## TASK INSTRUCTIONS
Without the pictures, return all of the material exactly as written.

____ GIVEN INFORMATION

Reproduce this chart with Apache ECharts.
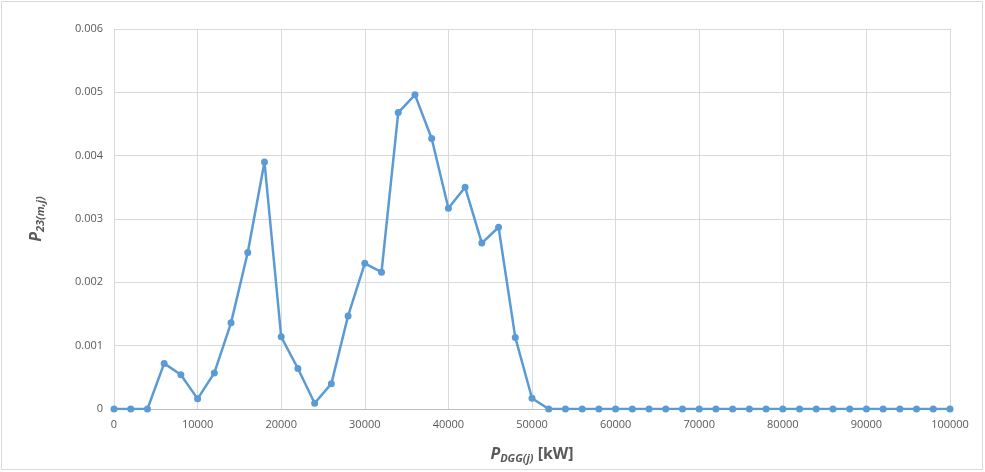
<!DOCTYPE html>
<html><head><meta charset="utf-8">
<script src="https://cdn.jsdelivr.net/npm/echarts@6/dist/echarts.min.js"></script>
<style>html,body{margin:0;padding:0;background:#fff}#c{width:985px;height:472px}</style>
</head><body><div id="c"></div>
<script>
var xValues = [0,2000,4000,6000,8000,10000,12000,14000,16000,18000,20000,22000,24000,26000,28000,30000,32000,34000,36000,38000,40000,42000,44000,46000,48000,50000,52000,54000,56000,58000,60000,62000,64000,66000,68000,70000,72000,74000,76000,78000,80000,82000,84000,86000,88000,90000,92000,94000,96000,98000,100000];
var yValues = [0,0,0,0.00072,0.00054,0.00016,0.00057,0.00136,0.00247,0.0039,0.00114,0.00064,0.00009,0.0004,0.00147,0.0023,0.00216,0.00468,0.00496,0.00427,0.00317,0.0035,0.00262,0.00287,0.00113,0.00017,0,0,0,0,0,0,0,0,0,0,0,0,0,0,0,0,0,0,0,0,0,0,0,0,0];
var chart = echarts.init(document.getElementById('c'));
var pts = xValues.map(function(x,i){return [x, yValues[i]];});
var font = 'Open Sans, Liberation Sans, sans-serif';
chart.setOption({
  animation:false,
  backgroundColor:'#fff',
  graphic:[{type:'rect',shape:{x:1.5,y:1.5,width:981,height:468},style:{fill:'none',stroke:'#d9d9d9',lineWidth:1}}],
  grid:{left:114,right:35,top:29,bottom:63},
  xAxis:{type:'value',min:0,max:100000,interval:10000,
    axisLine:{show:true,lineStyle:{color:'#bfbfbf'}},axisTick:{show:false},
    splitLine:{show:true,lineStyle:{color:'#d9d9d9'}},
    axisLabel:{color:'#595959',fontSize:11,fontFamily:font,margin:10,
      formatter:function(v){return String(v);}},
    name:'{p|P}{s|DGG(j)}{k| [kW]}',nameLocation:'middle',nameGap:36,
    nameTextStyle:{rich:{
      p:{fontSize:16,fontWeight:'bold',fontStyle:'italic',color:'#595959',fontFamily:font},
      s:{fontSize:11,fontWeight:'bold',fontStyle:'italic',color:'#595959',fontFamily:font,padding:[8,0,0,0]},
      k:{fontSize:16,fontWeight:'bold',color:'#595959',fontFamily:font}}}
  },
  yAxis:{type:'value',min:0,max:0.006,interval:0.001,
    axisLine:{show:false},axisTick:{show:false},
    splitLine:{show:true,lineStyle:{color:'#d9d9d9'}},
    axisLabel:{color:'#595959',fontSize:11,fontFamily:font,margin:11,
      formatter:function(v){return v===0?'0':v.toFixed(3);}},
    name:'{p|P}{s|23(m,j)}',nameLocation:'middle',nameGap:68,nameRotate:90,
    nameTextStyle:{rich:{
      p:{fontSize:16,fontWeight:'bold',fontStyle:'italic',color:'#595959',fontFamily:font},
      s:{fontSize:11,fontWeight:'bold',fontStyle:'italic',color:'#595959',fontFamily:font,padding:[8,0,0,0]}}}
  },
  series:[{type:'line',data:pts,symbol:'circle',symbolSize:7,
    lineStyle:{color:'#5b9bd5',width:2.5},itemStyle:{color:'#5b9bd5'}}]
});
</script></body></html>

________

## OUTPUT OF THE TASK
Reproduce this chart with Apache ECharts.
<!DOCTYPE html>
<html><head><meta charset="utf-8">
<script src="https://cdn.jsdelivr.net/npm/echarts@6/dist/echarts.min.js"></script>
<style>html,body{margin:0;padding:0;background:#fff}#c{width:985px;height:472px}</style>
</head><body><div id="c"></div>
<script>
var xValues = [0,2000,4000,6000,8000,10000,12000,14000,16000,18000,20000,22000,24000,26000,28000,30000,32000,34000,36000,38000,40000,42000,44000,46000,48000,50000,52000,54000,56000,58000,60000,62000,64000,66000,68000,70000,72000,74000,76000,78000,80000,82000,84000,86000,88000,90000,92000,94000,96000,98000,100000];
var yValues = [0,0,0,0.00072,0.00054,0.00016,0.00057,0.00136,0.00247,0.0039,0.00114,0.00064,0.00009,0.0004,0.00147,0.0023,0.00216,0.00468,0.00496,0.00427,0.00317,0.0035,0.00262,0.00287,0.00113,0.00017,0,0,0,0,0,0,0,0,0,0,0,0,0,0,0,0,0,0,0,0,0,0,0,0,0];
var chart = echarts.init(document.getElementById('c'));
var pts = xValues.map(function(x,i){return [x, yValues[i]];});
var font = 'Open Sans, Liberation Sans, sans-serif';
chart.setOption({
  animation:false,
  backgroundColor:'#fff',
  graphic:[{type:'rect',shape:{x:1.5,y:1.5,width:981,height:468},style:{fill:'none',stroke:'#d9d9d9',lineWidth:1}}],
  grid:{left:114,right:35,top:29,bottom:63},
  xAxis:{type:'value',min:0,max:100000,interval:10000,
    axisLine:{show:true,lineStyle:{color:'#bfbfbf'}},axisTick:{show:false},
    splitLine:{show:true,lineStyle:{color:'#d9d9d9'}},
    axisLabel:{color:'#595959',fontSize:11,fontFamily:font,margin:10,
      formatter:function(v){return String(v);}},
    name:'{p|P}{s|DGG(j)}{k| [kW]}',nameLocation:'middle',nameGap:36,
    nameTextStyle:{rich:{
      p:{fontSize:16,fontWeight:'bold',fontStyle:'italic',color:'#595959',fontFamily:font},
      s:{fontSize:11,fontWeight:'bold',fontStyle:'italic',color:'#595959',fontFamily:font,padding:[8,0,0,0]},
      k:{fontSize:16,fontWeight:'bold',color:'#595959',fontFamily:font}}}
  },
  yAxis:{type:'value',min:0,max:0.006,interval:0.001,
    axisLine:{show:false},axisTick:{show:false},
    splitLine:{show:true,lineStyle:{color:'#d9d9d9'}},
    axisLabel:{color:'#595959',fontSize:11,fontFamily:font,margin:11,
      formatter:function(v){return v===0?'0':v.toFixed(3);}},
    name:'{p|P}{s|23(m,j)}',nameLocation:'middle',nameGap:68,nameRotate:90,
    nameTextStyle:{rich:{
      p:{fontSize:16,fontWeight:'bold',fontStyle:'italic',color:'#595959',fontFamily:font},
      s:{fontSize:11,fontWeight:'bold',fontStyle:'italic',color:'#595959',fontFamily:font,padding:[8,0,0,0]}}}
  },
  series:[{type:'line',data:pts,symbol:'circle',symbolSize:7,
    lineStyle:{color:'#5b9bd5',width:2.5},itemStyle:{color:'#5b9bd5'}}]
});
</script></body></html>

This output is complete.